The fall television season has provided the nation with a new and important topic for discussion: six young people living in a glass menagerie in the Rossiya Hotel under constant observation by television cameras, deprived of all privacy. The program is called "Za Steklom," or "Behind the Glass," and I do not intend to offer up an in-depth analysis of it (as many already have and many more surely will).

I would like to focus on just one aspect of the program. The few times that I have seen snippets of the show, I have simply been unable to watch it for more than five minutes at a time. Most of all it was the presenter, Kirill Nabutov, who irritated me and I think I have realized why. His manner is very slow, deliberate and serious and reminds me (in fact, is a carbon copy) of the famous television anchorman, Yevgeny Kiselyov.

This irritating gravity is intended to assure us viewers that we are watching something extremely important; that it is virtually a matter of life and death, which of the participants is booted off the program each week; and that the whole nation is really on tenterhooks about who did or did not sleep with whom.

Experts, psychologists, et al., are invited to hold forth, and in grave tones they discuss the reasons for the young people's behavior. Pundits are called upon to comment on their conversations.

I don't want to say that all that we see is totally wretched and inconsequential. That's not the point. The point is that we are made to believe that we are witnessing something of significance, of import -- something gripping. And that we are involved in a spectacle which is watched by millions of people all over the world.

It's a great shame that the world seems to be populated by more and more morons, but I am starting to believe that this is no accident. I think "Za Steklom" more than any other program has exposed that there is a concerted effort to turn us into morons.

There are more than enough real problems in the world, but it's better that we don't think about them, otherwise we might start having thoughts of our own. We might start thinking about who is to blame for the world's problems or -- even worse -- what is to be done about them. People who accept a fabricated version of life for the real thing, who feel sympathy for puppets rather than real people and get emotional over some fabricated reversals of fortunes are much easier to control. Such people are less likely to fight for their own interests.

The authors of a number of utopian and science fiction novels have written about attempts to manipulate mass consciousness. Maybe, we have lived to see the day when this is finally becoming reality.

One could well argue that "Za Steklom" is not more ridiculous than a lot of other rubbish which is shown on television.

There is another program called "Bolshaya Stirka," or "The Big Laundry," in which people voluntarily discuss all aspects of their lives before the television cameras. The main theme for men seems to be their sexual prowess, while women happily discuss a somewhat broader range of topics.

The show, however, raises certain suspicions regarding the authenticity or sincerity of those participating. For the most part, participants either bang on about how great everything is or, on the contrary, moan about how terrible their lives are.

The whole thing is strangely depersonalized.
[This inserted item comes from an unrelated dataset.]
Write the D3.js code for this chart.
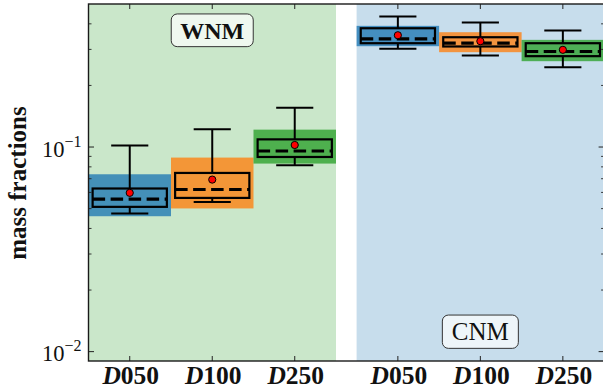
<!DOCTYPE html>
<html>
<head>
<meta charset="utf-8">
<script src="https://cdn.jsdelivr.net/npm/d3@7"></script>
<style>
  html, body { margin: 0; padding: 0; background: #ffffff; }
  svg { display: block; }
  text { font-family: "Liberation Serif", "Times New Roman", serif; fill: #111; }
</style>
</head>
<body>
<svg id="chart" width="603" height="390"></svg>
<script>
// Mass fractions per resolution run, split into warm (WNM) and cold (CNM) phases.
const categories = ["D050", "D100", "D250", "D050", "D100", "D250"];
const phases = ["WNM", "CNM"];
const positions = [1, 2, 3, 4.25, 5.25, 6.25];
const phaseSpans = [[0.5, 3.5], [3.75, 6.75]];
const phaseLabelX = [2, 5.25];

const whiskerLow  = [0.0473, 0.0539, 0.0814, 0.302, 0.280, 0.2456];
const q1          = [0.0510, 0.0564, 0.0894, 0.3216, 0.310, 0.278];
const median      = [0.0556, 0.0620, 0.0956, 0.338, 0.3216, 0.293];
const q3          = [0.0627, 0.0747, 0.1090, 0.3806, 0.344, 0.3216];
const whiskerHigh = [0.1016, 0.1220, 0.1557, 0.434, 0.4058, 0.371];
const means       = [0.0597, 0.0693, 0.1023, 0.3518, 0.329, 0.2986];
const bandLow     = [0.0459, 0.0501, 0.0830, 0.311, 0.2907, 0.2627];
const bandHigh    = [0.0736, 0.0888, 0.1216, 0.391, 0.364, 0.334];

const yMajorTicks = [0.01, 0.1];
const yMinorTicks = [0.02, 0.03, 0.04, 0.05, 0.06, 0.07, 0.08, 0.09, 0.2, 0.3, 0.4];
const yTickExponents = ["−2", "−1"];

const runColors = ["#1f77b4", "#ff7f0e", "#2ca02c"];
const phaseColors = ["#2ca02c", "#1f77b4"];

const svg = d3.select("#chart");
const plotL = 88.5, plotR = 604.1, plotT = 4, plotB = 361;

const x = d3.scaleLinear().domain([0.5, 6.75]).range([plotL, plotR]);
const y = d3.scaleLog().domain([0.009, 0.5]).range([plotB, plotT]);

// phase backgrounds
svg.append("g").selectAll("rect").data(phaseSpans).join("rect")
  .attr("x", d => x(d[0])).attr("width", d => x(d[1]) - x(d[0]))
  .attr("y", plotT).attr("height", plotB - plotT)
  .attr("fill", (d, i) => phaseColors[i]).attr("fill-opacity", 0.25);

const idx = d3.range(positions.length);
const boxHalf = 0.45, capHalf = 0.225;

// coloured bands behind each box
svg.append("g").selectAll("rect").data(idx).join("rect")
  .attr("x", i => x(positions[i] - 0.5))
  .attr("width", i => x(positions[i] + 0.5) - x(positions[i] - 0.5))
  .attr("y", i => y(bandHigh[i]))
  .attr("height", i => y(bandLow[i]) - y(bandHigh[i]))
  .attr("fill", i => runColors[i % 3]).attr("fill-opacity", 0.78);

const boxes = svg.append("g").attr("stroke", "#000").attr("fill", "none");

// whiskers
boxes.selectAll("line.wh").data(idx).join("line").attr("class", "wh")
  .attr("x1", i => x(positions[i])).attr("x2", i => x(positions[i]))
  .attr("y1", i => y(q3[i])).attr("y2", i => y(whiskerHigh[i]))
  .attr("stroke-width", 2);
boxes.selectAll("line.wl").data(idx).join("line").attr("class", "wl")
  .attr("x1", i => x(positions[i])).attr("x2", i => x(positions[i]))
  .attr("y1", i => y(q1[i])).attr("y2", i => y(whiskerLow[i]))
  .attr("stroke-width", 2);
// caps
[whiskerHigh, whiskerLow].forEach(arr => {
  boxes.append("g").selectAll("line").data(idx).join("line")
    .attr("x1", i => x(positions[i] - capHalf)).attr("x2", i => x(positions[i] + capHalf))
    .attr("y1", i => y(arr[i])).attr("y2", i => y(arr[i]))
    .attr("stroke-width", 2);
});
// boxes
boxes.append("g").selectAll("rect").data(idx).join("rect")
  .attr("x", i => x(positions[i] - boxHalf))
  .attr("width", i => x(positions[i] + boxHalf) - x(positions[i] - boxHalf))
  .attr("y", i => y(q3[i])).attr("height", i => y(q1[i]) - y(q3[i]))
  .attr("stroke-width", 2.2);
// medians
boxes.append("g").selectAll("line").data(idx).join("line")
  .attr("x1", i => x(positions[i] - boxHalf)).attr("x2", i => x(positions[i] + boxHalf))
  .attr("y1", i => y(median[i])).attr("y2", i => y(median[i]))
  .attr("stroke-width", 3.2).attr("stroke-dasharray", "12.5,5.5");
// means
svg.append("g").selectAll("circle").data(idx).join("circle")
  .attr("cx", i => x(positions[i])).attr("cy", i => y(means[i]))
  .attr("r", 3.6).attr("fill", "#ff0000").attr("stroke", "#000").attr("stroke-width", 1);

// axes with inward ticks on all four sides
const tickColor = "#222";
const axisG = svg.append("g").attr("stroke", tickColor);
const majY = 5.5, minY = 3, majX = 5;
yMajorTicks.forEach(v => {
  axisG.append("line").attr("x1", plotL).attr("x2", plotL + majY).attr("y1", y(v)).attr("y2", y(v)).attr("stroke-width", 1);
  axisG.append("line").attr("x1", plotR).attr("x2", plotR - majY).attr("y1", y(v)).attr("y2", y(v)).attr("stroke-width", 1);
});
yMinorTicks.forEach(v => {
  axisG.append("line").attr("x1", plotL).attr("x2", plotL + minY).attr("y1", y(v)).attr("y2", y(v)).attr("stroke-width", 0.9);
  axisG.append("line").attr("x1", plotR).attr("x2", plotR - minY).attr("y1", y(v)).attr("y2", y(v)).attr("stroke-width", 0.9);
});
positions.forEach(p => {
  axisG.append("line").attr("x1", x(p)).attr("x2", x(p)).attr("y1", plotB).attr("y2", plotB - majX).attr("stroke-width", 1);
  axisG.append("line").attr("x1", x(p)).attr("x2", x(p)).attr("y1", plotT).attr("y2", plotT + majX).attr("stroke-width", 1);
});
svg.append("rect").attr("x", plotL).attr("y", plotT)
  .attr("width", plotR - plotL).attr("height", plotB - plotT)
  .attr("fill", "none").attr("stroke", "#1a1a1a").attr("stroke-width", 1.4);

// y tick labels as powers of ten
yMajorTicks.forEach((v, k) => {
  const t = svg.append("text").attr("x", plotL - 7).attr("y", y(v) + 9.5)
    .attr("text-anchor", "end").style("font-size", "22.5px");
  t.append("tspan").text("10");
  t.append("tspan").attr("dy", -10).style("font-size", "16px").text(yTickExponents[k]);
});

// x tick labels: italic D followed by run number
positions.forEach((p, i) => {
  const t = svg.append("text").attr("x", x(p) + 1).attr("y", 383.5)
    .attr("text-anchor", "middle").style("font-size", "25.5px").style("font-weight", "bold");
  t.append("tspan").style("font-style", "italic").text(categories[i].slice(0, 1));
  t.append("tspan").text(categories[i].slice(1));
});

// y axis title
svg.append("text").attr("transform", "translate(26,183) rotate(-90)")
  .attr("text-anchor", "middle").style("font-size", "25px").style("font-weight", "bold")
  .text("mass fractions");

// phase labels in rounded boxes
const labelBoxes = [
  { cy: 30.3, w: 82, h: 32.7, weight: "bold", size: 24 },
  { cy: 331.7, w: 76, h: 33.3, weight: "normal", size: 25 }
];
phases.forEach((name, k) => {
  const b = labelBoxes[k];
  const cx = x(phaseLabelX[k]);
  svg.append("rect").attr("x", cx - b.w / 2).attr("y", b.cy - b.h / 2)
    .attr("width", b.w).attr("height", b.h).attr("rx", 6)
    .attr("fill", "#ffffff").attr("fill-opacity", 0.7)
    .attr("stroke", "#333").attr("stroke-width", 1);
  svg.append("text").attr("x", cx).attr("y", b.cy + 8.5)
    .attr("text-anchor", "middle").style("font-size", b.size + "px").style("font-weight", b.weight)
    .text(name);
});
</script>
</body>
</html>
The episodes and experiences they recount do not bear the mark of authenticity as they are very superficial and lacking in life's little contradictions. The impression given is that the participants are trying to act out Mexican soap operas in real life.
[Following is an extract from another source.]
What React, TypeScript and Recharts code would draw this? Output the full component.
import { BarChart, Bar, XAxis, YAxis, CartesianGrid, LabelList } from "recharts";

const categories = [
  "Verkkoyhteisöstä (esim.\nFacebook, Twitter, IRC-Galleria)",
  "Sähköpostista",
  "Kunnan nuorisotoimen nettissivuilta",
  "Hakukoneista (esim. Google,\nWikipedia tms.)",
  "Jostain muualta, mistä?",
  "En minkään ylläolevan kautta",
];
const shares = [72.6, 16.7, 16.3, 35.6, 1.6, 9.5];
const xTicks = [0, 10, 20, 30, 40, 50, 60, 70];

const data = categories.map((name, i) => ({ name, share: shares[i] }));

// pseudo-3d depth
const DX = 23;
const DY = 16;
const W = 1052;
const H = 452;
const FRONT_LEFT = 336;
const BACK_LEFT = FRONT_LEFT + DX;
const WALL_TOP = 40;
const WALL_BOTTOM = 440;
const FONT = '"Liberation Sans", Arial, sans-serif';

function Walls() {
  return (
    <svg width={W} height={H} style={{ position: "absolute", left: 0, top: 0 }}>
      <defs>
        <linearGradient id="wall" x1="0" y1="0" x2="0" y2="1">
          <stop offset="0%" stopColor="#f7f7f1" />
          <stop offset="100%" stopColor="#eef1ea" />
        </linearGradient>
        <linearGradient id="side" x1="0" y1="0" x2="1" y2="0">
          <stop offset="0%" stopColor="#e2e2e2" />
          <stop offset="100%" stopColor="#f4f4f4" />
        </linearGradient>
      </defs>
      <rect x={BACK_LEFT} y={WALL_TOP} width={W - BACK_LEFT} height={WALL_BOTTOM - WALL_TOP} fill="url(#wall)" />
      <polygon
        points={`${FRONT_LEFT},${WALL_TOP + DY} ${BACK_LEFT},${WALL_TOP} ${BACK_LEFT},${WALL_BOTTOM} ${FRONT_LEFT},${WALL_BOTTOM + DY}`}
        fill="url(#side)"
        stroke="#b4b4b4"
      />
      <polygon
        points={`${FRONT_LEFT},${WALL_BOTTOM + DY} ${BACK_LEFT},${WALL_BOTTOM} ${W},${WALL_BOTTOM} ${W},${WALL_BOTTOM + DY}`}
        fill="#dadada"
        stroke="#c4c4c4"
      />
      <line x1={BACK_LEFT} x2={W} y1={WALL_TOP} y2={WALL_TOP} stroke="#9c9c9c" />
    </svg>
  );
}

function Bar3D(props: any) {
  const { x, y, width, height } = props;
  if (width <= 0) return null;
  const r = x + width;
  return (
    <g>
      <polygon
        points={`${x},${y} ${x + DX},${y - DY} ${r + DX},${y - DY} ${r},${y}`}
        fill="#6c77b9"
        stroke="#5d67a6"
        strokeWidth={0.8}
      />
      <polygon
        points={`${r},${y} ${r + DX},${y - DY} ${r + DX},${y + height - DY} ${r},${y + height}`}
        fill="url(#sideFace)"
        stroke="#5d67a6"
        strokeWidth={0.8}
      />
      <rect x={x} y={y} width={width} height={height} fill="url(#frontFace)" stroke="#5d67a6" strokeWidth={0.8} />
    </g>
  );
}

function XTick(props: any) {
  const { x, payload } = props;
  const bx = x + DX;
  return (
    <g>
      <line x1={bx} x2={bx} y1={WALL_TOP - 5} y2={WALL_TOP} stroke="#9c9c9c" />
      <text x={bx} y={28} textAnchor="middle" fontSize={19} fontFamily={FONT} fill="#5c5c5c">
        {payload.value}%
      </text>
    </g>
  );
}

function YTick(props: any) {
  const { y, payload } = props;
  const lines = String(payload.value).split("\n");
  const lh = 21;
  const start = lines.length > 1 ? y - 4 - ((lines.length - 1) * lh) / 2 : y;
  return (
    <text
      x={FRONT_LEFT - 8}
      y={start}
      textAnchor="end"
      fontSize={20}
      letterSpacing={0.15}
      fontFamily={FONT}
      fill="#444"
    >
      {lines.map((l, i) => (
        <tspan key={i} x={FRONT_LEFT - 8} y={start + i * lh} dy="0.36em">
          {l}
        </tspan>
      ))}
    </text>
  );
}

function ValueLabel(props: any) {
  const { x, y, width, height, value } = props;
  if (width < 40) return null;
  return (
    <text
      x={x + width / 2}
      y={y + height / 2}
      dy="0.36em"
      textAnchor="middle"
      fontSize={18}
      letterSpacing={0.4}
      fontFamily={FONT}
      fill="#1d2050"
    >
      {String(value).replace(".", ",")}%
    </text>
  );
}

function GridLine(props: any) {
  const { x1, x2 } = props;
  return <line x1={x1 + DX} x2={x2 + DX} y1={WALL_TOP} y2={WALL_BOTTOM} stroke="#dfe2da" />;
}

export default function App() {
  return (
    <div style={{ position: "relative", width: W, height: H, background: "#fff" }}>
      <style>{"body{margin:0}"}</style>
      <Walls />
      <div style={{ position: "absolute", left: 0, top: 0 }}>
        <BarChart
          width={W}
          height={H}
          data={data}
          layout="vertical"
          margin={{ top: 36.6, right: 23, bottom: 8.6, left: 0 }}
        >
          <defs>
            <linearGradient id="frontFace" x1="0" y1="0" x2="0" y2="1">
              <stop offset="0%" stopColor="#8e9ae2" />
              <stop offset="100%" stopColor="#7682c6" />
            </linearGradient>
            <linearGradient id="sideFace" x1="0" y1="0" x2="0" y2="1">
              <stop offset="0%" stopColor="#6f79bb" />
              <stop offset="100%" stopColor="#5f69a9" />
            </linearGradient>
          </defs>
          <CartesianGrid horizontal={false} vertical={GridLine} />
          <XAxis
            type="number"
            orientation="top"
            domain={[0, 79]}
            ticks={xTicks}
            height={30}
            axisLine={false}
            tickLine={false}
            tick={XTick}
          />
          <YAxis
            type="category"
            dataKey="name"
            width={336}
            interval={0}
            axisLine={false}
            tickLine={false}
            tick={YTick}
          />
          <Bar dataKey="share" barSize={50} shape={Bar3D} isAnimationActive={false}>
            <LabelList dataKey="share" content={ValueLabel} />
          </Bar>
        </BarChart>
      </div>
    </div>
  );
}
"Za Steklom" is in many ways more democratic than the staple diet on which we have been fed up to now. Previously, it was mainly well-known people that were putting themselves on display to the viewing public. Show business is built on the public's thirst for the intimate details of singers', actors' and composers' private lives.

We read about the private lives of Filipp Kirkorov and Alla Pugachyova, Lolita Milyavskaya and Alexander Tsekalo; stars -- through the pages of glossy magazines -- invite us to their homes, into their bedrooms and show off their interior decor; once well-known actresses, apparently in order to attract attention to themselves, freely discuss their romantic liaisons with famous directors (some of the "victims" are alive, some are dead but their wives are still living). So, why shouldn't we discuss the relationship between Maxim and Margo, who until "Za Steklom" came on air were complete unknowns?
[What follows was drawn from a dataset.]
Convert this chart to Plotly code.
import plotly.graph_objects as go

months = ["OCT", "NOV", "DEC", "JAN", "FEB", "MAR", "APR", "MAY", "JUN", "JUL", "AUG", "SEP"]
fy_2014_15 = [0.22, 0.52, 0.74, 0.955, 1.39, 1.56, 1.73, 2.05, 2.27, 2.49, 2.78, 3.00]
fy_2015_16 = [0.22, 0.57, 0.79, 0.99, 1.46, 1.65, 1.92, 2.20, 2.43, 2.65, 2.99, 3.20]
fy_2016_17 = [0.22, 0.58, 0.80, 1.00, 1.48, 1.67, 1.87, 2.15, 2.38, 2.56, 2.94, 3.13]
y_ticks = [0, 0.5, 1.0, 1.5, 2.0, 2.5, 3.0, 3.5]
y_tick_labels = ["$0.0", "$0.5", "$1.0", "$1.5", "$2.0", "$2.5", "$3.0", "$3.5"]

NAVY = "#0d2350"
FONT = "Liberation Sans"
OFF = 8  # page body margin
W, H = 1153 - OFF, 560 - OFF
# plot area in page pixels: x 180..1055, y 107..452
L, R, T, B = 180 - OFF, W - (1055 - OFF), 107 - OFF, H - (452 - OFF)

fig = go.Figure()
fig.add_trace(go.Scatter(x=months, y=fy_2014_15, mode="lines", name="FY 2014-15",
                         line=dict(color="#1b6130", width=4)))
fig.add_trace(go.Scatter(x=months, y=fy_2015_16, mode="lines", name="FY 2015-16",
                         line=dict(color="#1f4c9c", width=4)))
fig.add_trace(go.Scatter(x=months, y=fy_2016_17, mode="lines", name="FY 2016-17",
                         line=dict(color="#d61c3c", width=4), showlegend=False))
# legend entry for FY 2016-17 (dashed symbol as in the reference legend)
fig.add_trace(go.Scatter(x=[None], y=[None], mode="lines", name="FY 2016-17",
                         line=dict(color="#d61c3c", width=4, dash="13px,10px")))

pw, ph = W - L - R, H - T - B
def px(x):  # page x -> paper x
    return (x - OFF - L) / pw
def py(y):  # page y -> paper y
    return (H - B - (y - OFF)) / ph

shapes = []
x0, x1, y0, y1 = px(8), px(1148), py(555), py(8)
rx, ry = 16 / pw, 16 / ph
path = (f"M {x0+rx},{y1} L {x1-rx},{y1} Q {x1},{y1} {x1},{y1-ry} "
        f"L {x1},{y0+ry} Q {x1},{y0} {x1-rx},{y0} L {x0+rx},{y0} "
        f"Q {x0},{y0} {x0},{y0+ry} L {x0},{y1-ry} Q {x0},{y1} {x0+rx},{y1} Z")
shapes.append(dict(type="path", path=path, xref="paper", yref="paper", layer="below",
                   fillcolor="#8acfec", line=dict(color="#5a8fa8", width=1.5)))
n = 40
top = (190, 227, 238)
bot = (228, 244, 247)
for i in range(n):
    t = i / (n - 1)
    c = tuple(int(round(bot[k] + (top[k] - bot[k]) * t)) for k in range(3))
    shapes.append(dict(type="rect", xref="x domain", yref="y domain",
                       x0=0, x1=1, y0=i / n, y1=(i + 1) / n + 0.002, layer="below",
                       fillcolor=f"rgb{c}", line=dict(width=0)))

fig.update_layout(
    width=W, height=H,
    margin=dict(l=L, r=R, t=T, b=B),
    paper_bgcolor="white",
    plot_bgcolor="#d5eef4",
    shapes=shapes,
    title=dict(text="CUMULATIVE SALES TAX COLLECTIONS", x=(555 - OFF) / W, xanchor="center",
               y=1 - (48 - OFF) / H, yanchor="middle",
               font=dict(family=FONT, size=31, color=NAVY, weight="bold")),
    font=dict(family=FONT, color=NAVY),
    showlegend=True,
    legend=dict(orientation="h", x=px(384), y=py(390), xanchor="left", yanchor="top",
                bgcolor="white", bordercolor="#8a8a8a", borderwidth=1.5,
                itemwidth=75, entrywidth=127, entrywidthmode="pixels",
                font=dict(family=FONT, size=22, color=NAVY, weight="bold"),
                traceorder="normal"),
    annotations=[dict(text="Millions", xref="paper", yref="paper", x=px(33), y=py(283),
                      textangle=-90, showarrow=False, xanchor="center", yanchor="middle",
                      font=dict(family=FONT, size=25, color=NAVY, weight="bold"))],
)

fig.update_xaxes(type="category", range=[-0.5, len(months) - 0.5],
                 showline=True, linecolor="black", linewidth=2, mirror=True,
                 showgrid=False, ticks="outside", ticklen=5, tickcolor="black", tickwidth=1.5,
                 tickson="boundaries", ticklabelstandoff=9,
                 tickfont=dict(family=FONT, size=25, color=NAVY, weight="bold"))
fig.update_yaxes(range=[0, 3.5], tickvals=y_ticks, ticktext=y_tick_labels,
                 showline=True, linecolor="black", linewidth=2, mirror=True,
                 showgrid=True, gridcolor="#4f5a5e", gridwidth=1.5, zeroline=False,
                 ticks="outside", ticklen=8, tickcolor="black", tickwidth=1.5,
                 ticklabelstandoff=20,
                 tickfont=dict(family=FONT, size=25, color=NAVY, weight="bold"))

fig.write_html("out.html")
Things that are completely lacking in content and have little or no bearing on our lives are passed off as news. What difference does it really make to us whether a famous pop singer just dumped his girlfriend or another just bought his wife a fur coat? Nonetheless, we read them, reflect on them and allow them to fill our consciousness. And the result is that the line between pseudo news and real news about real events affecting the lives of millions of people becomes blurred to the point of being indistinguishable.

Society's obsessive voyeurism flows smoothly into consumerism. First we watch and swallow nonsensical images and then we start making all kinds of unnecessary purchases. And in fact, one of those purchases is the very pseudo news that we can no longer live without.

The U.S. economist Kevin Danacher made the observation that we are profoundly mistaken in thinking that we buy newspapers and magazines. In reality, publishers are selling the general public to advertisers.

This applies much more to television, of course. The mass audiences of nonsensical shows become the justification for the shows' existence; and these shows start dictating to us how we view the world and our lives.

"Are we not turning into a resourceful electrical appliance, two-legged and melancholy, dozing on the sofa before the attentive eye of the television set?" wrote the contemporary Spanish playwright Juan Casas.

"The ironic, controllable, iridescent device encourages in us a haughty delusion that we continue to be at the center of the world. News are broadcast in order that we be informed about them; products are produced in order that we can consume them; the whole universal mechanism functions with one single aim. That aim being us, the drowsy electrical appliances on the couch."

Irina Glushchenko is a freelance journalist based in Moscow. She contributed this comment to The Moscow Times.